Various friends tell me about seeking calm by focusing their thoughts on the “happy places” of their memories. There’s a lot of good sense in this, and I do some of that in my journaling as I seek healthy distractions these days and nights. These are certainly occasions for reaching for both the big-ticket reminders, as well as the more covert spare parts. I appreciate reaching for the wise words of compassionate people I’ve known. Years ago, I worked at a college which had been founded by a women’s Catholic religious order. The campus ministry was led by the sage and elderly Sister Sylvia, a mentor who taught me something about mentoring: she would say, “I won’t tell you what to do, but I’ll walk alongside you.” Metaphorical as that was to say, she is one who likes to walk. I have a vivid memory of how she would walk across the green quads of the campus with her rosary. She called this prayer-walking. Contemplative and practical.
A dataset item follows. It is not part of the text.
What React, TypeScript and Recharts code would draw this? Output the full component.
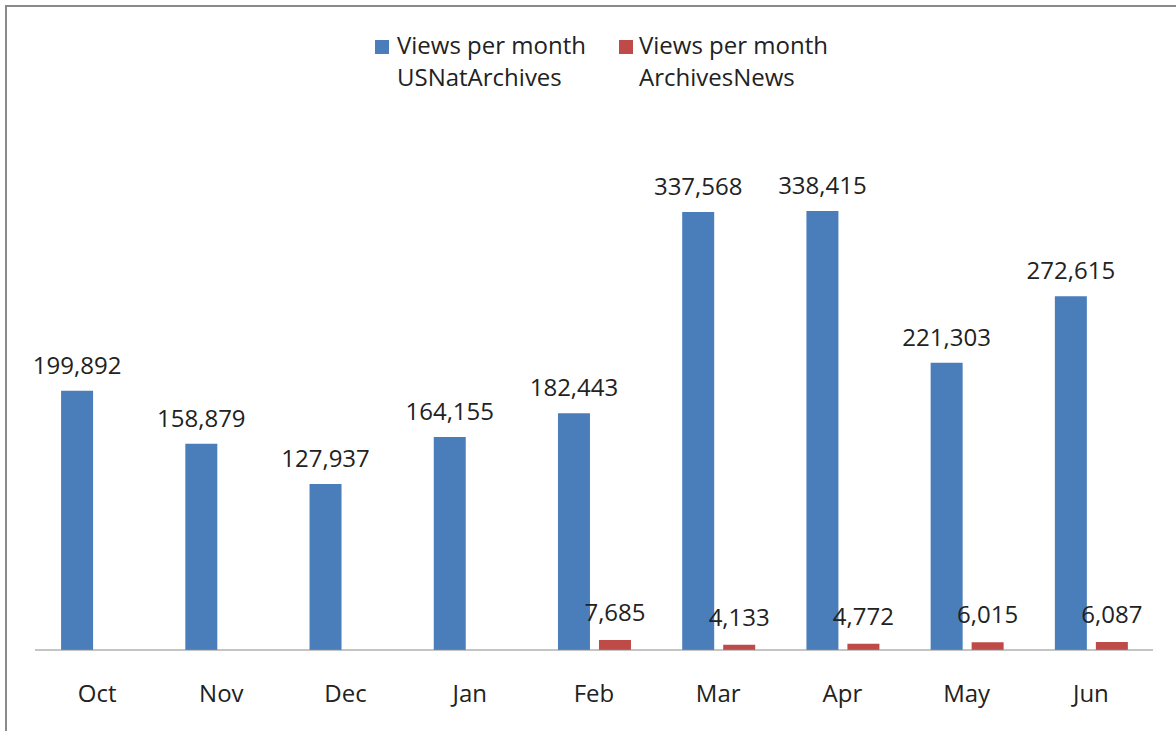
import { BarChart, Bar, XAxis, YAxis, Legend, LabelList } from 'recharts'

const months = ['Oct', 'Nov', 'Dec', 'Jan', 'Feb', 'Mar', 'Apr', 'May', 'Jun']
const usNatArchives = [199892, 158879, 127937, 164155, 182443, 337568, 338415, 221303, 272615]
const archivesNews = [null, null, null, null, 7685, 4133, 4772, 6015, 6087]

const BLUE = '#4a7ebb'
const RED = '#be4b48'
const FONT = '"Open Sans", sans-serif'

const data = months.map((m, i) => ({
    month: m,
    usNat: usNatArchives[i],
    news: archivesNews[i]
}))

const fmt = (v: any) => (v == null ? '' : Number(v).toLocaleString('en-US'))

function LegendBox() {
    const items = [
        { color: BLUE, lines: ['Views per month', 'USNatArchives'], sq: 375, tx: 397 },
        { color: RED, lines: ['Views per month', 'ArchivesNews'], sq: 619, tx: 639 }
    ]
    return (
        <div style={{ position: 'relative', width: 1176, height: 100 }}>
            {items.map((it, i) => (
                <div key={i}>
                    <div style={{ position: 'absolute', left: it.sq, top: 40, width: 14, height: 14, background: it.color }} />
                    <div style={{ position: 'absolute', left: it.tx, top: 29, fontFamily: FONT, fontSize: 24, lineHeight: '32px', color: '#222', whiteSpace: 'nowrap' }}>
                        {it.lines[0]}<br />{it.lines[1]}
                    </div>
                </div>
            ))}
        </div>
    )
}

export default function App() {
    return (
        <div style={{ position: 'absolute', left: 0, top: 0, width: 1176, height: 731, background: '#fff', overflow: 'hidden' }}>
            <div style={{ position: 'absolute', left: 5, top: 5, width: 1200, height: 800, borderLeft: '2px solid #8a8a8a', borderTop: '2px solid #8a8a8a' }} />
            <BarChart
                width={1176}
                height={731}
                data={data}
                margin={{ top: 31, right: 23, left: 35, bottom: 0 }}
                barCategoryGap="21%"
                barGap={9}
            >
                <XAxis
                    dataKey="month"
                    height={81}
                    tickLine={false}
                    tickSize={0}
                    tickMargin={35}
                    stroke="#8a8a8a"
                    tick={{ fill: '#222', fontSize: 24, fontFamily: FONT }}
                    interval={0}
                />
                <YAxis hide domain={[0, 400000]} />
                <Legend
                    verticalAlign="top"
                    wrapperStyle={{ position: 'absolute', top: 0, left: 0, width: 1176, height: 100 }}
                    content={() => <LegendBox />}
                />
                <Bar dataKey="usNat" fill={BLUE} isAnimationActive={false}>
                    <LabelList dataKey="usNat" position="top" offset={17} formatter={fmt}
                        style={{ fill: '#222', fontSize: 24, fontFamily: FONT }} />
                </Bar>
                <Bar dataKey="news" fill={RED} isAnimationActive={false}>
                    <LabelList dataKey="news" position="top" offset={19} formatter={fmt}
                        style={{ fill: '#222', fontSize: 24, fontFamily: FONT }} />
                </Bar>
            </BarChart>
        </div>
    )
}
And praying the rosary itself is a plunging into the depths of spiritual memory, using the increments to find context in the timeless. Like Sister Sylvia who encourages generations of listeners to “shine that light,” holy writ comes to thought from everlasting with “walk while you have the light.*” Between there and here are the words of Sant Joan de Déu (San Juan de Dios), of the 16th century, urging us to keep going and “do all the good works you can while you still have the time.” Even from places of isolation, and even when the machinery indefinitely needs all the spare parts in the kit.